Culpability is required, i.e., either intentional or negligent behaviour must be present for a fine to be imposed. In other words – the CJEU has ruled there is no strict liability. Art. 83 (2) of the GDPR lists the criteria that the data protection authority takes into account when imposing a fine on the controller. According to letter b of this provision, these criteria include the "intentional or negligent nature of the infringement." The CJEU also highlights that GDPR does not mention any possibility that the controller will incur liability in the absence of wrongful conduct on its part.
The CJEU additionally uses the systematic structure of the GDPR, and the concept mentioned under question one that the GDPR must be applied uniformly throughout the Union. This also means that data protection authorities must have equivalent powers for ensuring compliance with the GDPR and for imposing equivalent fines. It further argues that it could harm competition within the European Union if some states were to introduce strict liability and thus adopt stricter liability rules than others.
As far as the standard applied to negligence is concerned, the CJEU ruled that, at a minimum, a data controller can be sanctioned for conduct even if it was unaware of the unlawfulness of its conduct, regardless of whether it was aware that it was in breach of the provisions of the GDPR.
The decision will initially have a direct impact in Germany, where the provisions of the Administrative Offenses Act (Ordnungswidrigkeitengesetz) will have to be applied in line with the CJEU's interpretation of the GDPR.

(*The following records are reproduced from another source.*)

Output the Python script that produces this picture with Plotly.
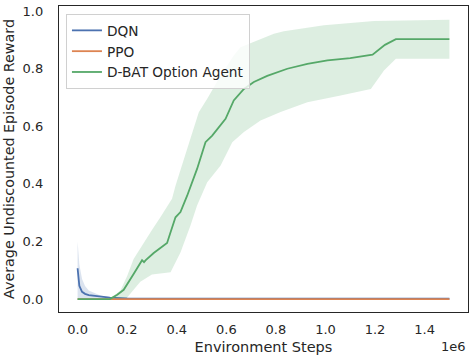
import plotly.graph_objects as go

# ---- data (x in environment steps, y = reward) ----
dqn_x = [0, 7e3, 18e3, 30e3, 45e3, 70e3, 92e3, 130e3, 200e3, 1.5e6]
dqn_mean = [0.107, 0.046, 0.025, 0.018, 0.014, 0.011, 0.009, 0.005, 0.002, 0.001]
dqn_upper = [0.2, 0.12, 0.07, 0.045, 0.03, 0.02, 0.012, 0.006, 0.003, 0.002]
dqn_lower = [0.0, 0.0, 0.0, 0.0, 0.0, 0.0, 0.0, 0.0, 0.0, 0.0]

ppo_x = [0, 1.5e6]
ppo_mean = [0.0, 0.0]

dbat_x = [0, 130e3, 160e3, 186e3, 226e3, 253e3, 260e3, 268e3, 275e3, 307e3, 361e3,
          375e3, 395e3, 415e3, 442e3, 482e3, 516e3, 543e3, 597e3, 630e3, 671e3,
          711e3, 765e3, 846e3, 927e3, 1008e3, 1100e3, 1190e3, 1240e3, 1284e3, 1500e3]
dbat_mean = [0.0, 0.0, 0.015, 0.032, 0.087, 0.128, 0.135, 0.128, 0.135, 0.16, 0.195,
             0.232, 0.284, 0.302, 0.359, 0.452, 0.545, 0.568, 0.626, 0.69, 0.73,
             0.754, 0.775, 0.80, 0.817, 0.829, 0.837, 0.849, 0.883, 0.903, 0.903]

dbat_up_x = [0, 130e3, 173e3, 200e3, 226e3, 267e3, 300e3, 334e3, 381e3, 395e3, 422e3,
             455e3, 489e3, 523e3, 577e3, 630e3, 657e3, 711e3, 792e3, 832e3, 994e3,
             1196e3, 1500e3]
dbat_upper = [0.0, 0.0, 0.03, 0.08, 0.139, 0.197, 0.24, 0.284, 0.348, 0.394, 0.464,
              0.557, 0.649, 0.696, 0.777, 0.846, 0.875, 0.893, 0.922, 0.93, 0.951,
              0.966, 0.97]

dbat_lo_x = [0, 130e3, 200e3, 253e3, 300e3, 375e3, 415e3, 455e3, 482e3, 523e3, 577e3,
             624e3, 671e3, 738e3, 819e3, 927e3, 1061e3, 1183e3, 1236e3, 1284e3, 1500e3]
dbat_lower = [0.0, 0.0, 0.005, 0.06, 0.085, 0.093, 0.162, 0.255, 0.325, 0.406, 0.464,
              0.545, 0.58, 0.62, 0.65, 0.684, 0.707, 0.73, 0.794, 0.835, 0.835]

x_tickvals = [0, 0.2e6, 0.4e6, 0.6e6, 0.8e6, 1.0e6, 1.2e6, 1.4e6]
x_ticktext = ["0.0", "0.2", "0.4", "0.6", "0.8", "1.0", "1.2", "1.4"]
y_tickvals = [0.0, 0.2, 0.4, 0.6, 0.8, 1.0]
y_ticktext = ["0.0", "0.2", "0.4", "0.6", "0.8", "1.0"]

BLUE = "#4c72b0"
ORANGE = "#dd8452"
GREEN = "#55a868"
TXT = "#262626"
FONT = "DejaVu Sans"

fig = go.Figure()


def band(xu, yu, xl, yl, color):
    fig.add_trace(go.Scatter(
        x=list(xu) + list(xl)[::-1], y=list(yu) + list(yl)[::-1],
        fill="toself", fillcolor=color, line=dict(width=0),
        mode="lines", showlegend=False, hoverinfo="skip"))


band(dqn_x, dqn_upper, dqn_x, dqn_lower, "rgba(76,114,176,0.2)")
fig.add_trace(go.Scatter(x=dqn_x, y=dqn_mean, mode="lines", name="DQN",
                         line=dict(color=BLUE, width=1.8)))
fig.add_trace(go.Scatter(x=ppo_x, y=ppo_mean, mode="lines", name="PPO",
                         line=dict(color=ORANGE, width=1.8)))
band(dbat_up_x, dbat_upper, dbat_lo_x, dbat_lower, "rgba(85,168,104,0.2)")
fig.add_trace(go.Scatter(x=dbat_x, y=dbat_mean, mode="lines", name="D-BAT Option Agent",
                         line=dict(color=GREEN, width=1.8)))

fig.update_layout(
    width=470, height=356,
    margin=dict(l=59, r=2, t=6, b=44),
    plot_bgcolor="white", paper_bgcolor="white",
    font=dict(family=FONT, size=13, color=TXT),
    showlegend=True,
    legend=dict(x=0.017, y=0.974, xanchor="left", yanchor="top",
                bgcolor="rgba(255,255,255,0.8)", bordercolor="#d0d0d0", borderwidth=1,
                font=dict(family=FONT, size=13.7, color=TXT)),
    xaxis=dict(range=[-0.075e6, 1.575e6], tickvals=x_tickvals, ticktext=x_ticktext,
               showgrid=False, zeroline=False, showline=True, mirror=True,
               linecolor=TXT, linewidth=1.25,
               ticks="outside", ticklen=5, tickcolor="rgba(0,0,0,0)",
               tickfont=dict(size=13, color=TXT),
               title=dict(text="Environment Steps", font=dict(size=14.5, color=TXT), standoff=6)),
    yaxis=dict(range=[-0.045, 1.018], tickvals=y_tickvals, ticktext=y_ticktext,
               showgrid=False, zeroline=False, showline=True, mirror=True,
               linecolor=TXT, linewidth=1.25,
               ticks="outside", ticklen=12, tickcolor="rgba(0,0,0,0)",
               tickfont=dict(size=13, color=TXT),
               title=dict(text="Average Undiscounted Episode Reward",
                          font=dict(size=14.3, color=TXT), standoff=4)),
    annotations=[dict(text="1e6", xref="paper", yref="paper", x=1.0, y=-0.114,
                      xanchor="right", yanchor="middle", showarrow=False,
                      font=dict(size=13, color=TXT))],
)

fig.write_html("out.html", config={"displayModeBar": False},
               post_script="document.body.style.margin='0';document.body.style.padding='0';"
                           "document.documentElement.style.overflow='hidden';")
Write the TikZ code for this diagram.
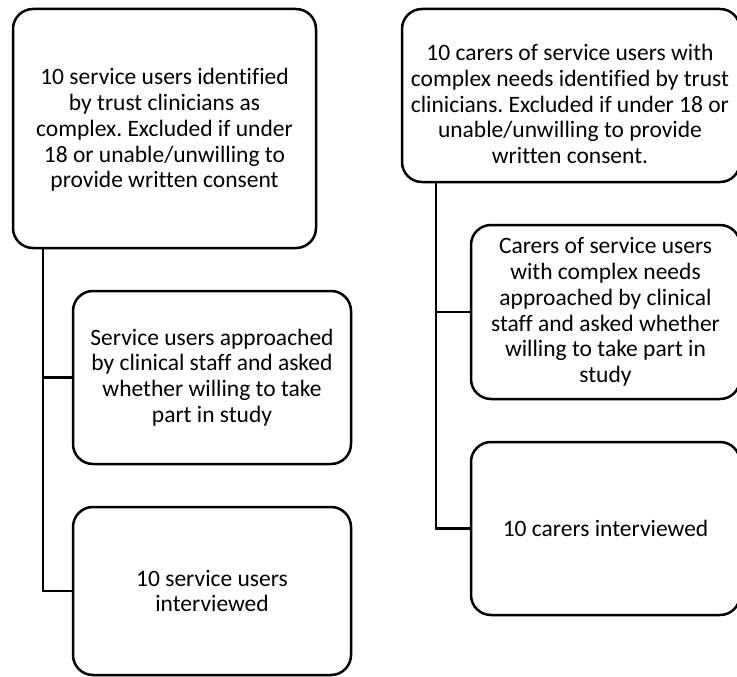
\documentclass[tikz,border=0pt]{standalone}
\usepackage{fontspec}
\setmainfont{Carlito}[Ligatures={NoCommon}]
\frenchspacing
\begin{document}
\begin{tikzpicture}[x=1pt,y=-1pt,
	stagetext/.style={align=center,font=\fontsize{23.5}{25.8}\selectfont},
	stage/.style={stagetext,draw,line width=2.5pt,rounded corners=20pt,inner sep=0pt},
	trunk/.style={line width=2.5pt}]
	\useasboundingbox (0,0) rectangle (737,677);
	\path 
		(164.5,128.5) node[stage,minimum width=303,minimum height=239] (A1) {}
		(164.5,130) node[stagetext] (A1text) {10 service users identified\\by trust clinicians as\\complex. Excluded if under\\18 or unable/unwilling to\\provide written consent}
		(212,377.5) node[stage,minimum width=278,minimum height=173] (A2) {Service users approached\\by clinical staff and asked\\whether willing to take\\part in study}
		(212,591) node[stage,minimum width=278,minimum height=168] (A3) {10 service users\\interviewed}
		(571,95.5) node[stage,minimum width=338,minimum height=173] (B1) {}
		(570,104) node[stagetext] (B1text) {10 carers of service users with\\complex needs identified by trust\\clinicians. Excluded if under 18 or\\unable/unwilling to provide\\written consent.}
		(605.5,312) node[stage,minimum width=269,minimum height=174] (B2) {Carers of service users\\with complex needs\\approached by clinical\\staff and asked whether\\willing to take part in\\study}
		(605.5,528.5) node[stage,minimum width=269,minimum height=173] (B3) {10 carers interviewed}
		;
	\coordinate (aTrunk) at ([xshift=31]A1.south west);
	\coordinate (bTrunk) at ([xshift=35]B1.south west);
		
	\draw[trunk] 
		(aTrunk) |- (A2.west)
		(aTrunk) |- (A3.west)
		(bTrunk) |- (B2.west)
		(bTrunk) |- (B3.west)
	;
\end{tikzpicture}
\end{document}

On the other hand, the ruling provides some welcome clarification across Europe. For example, the CJEU has rejected the interpretation of some Member States, which considered strict liability to be permissible. The CJEU also comments on the question of the extent to which Member States may impose material regulations on the powers of data protection authorities, including fines—namely not at all. Finally, the CJEU comments, albeit only marginally, on the question of when negligence exists.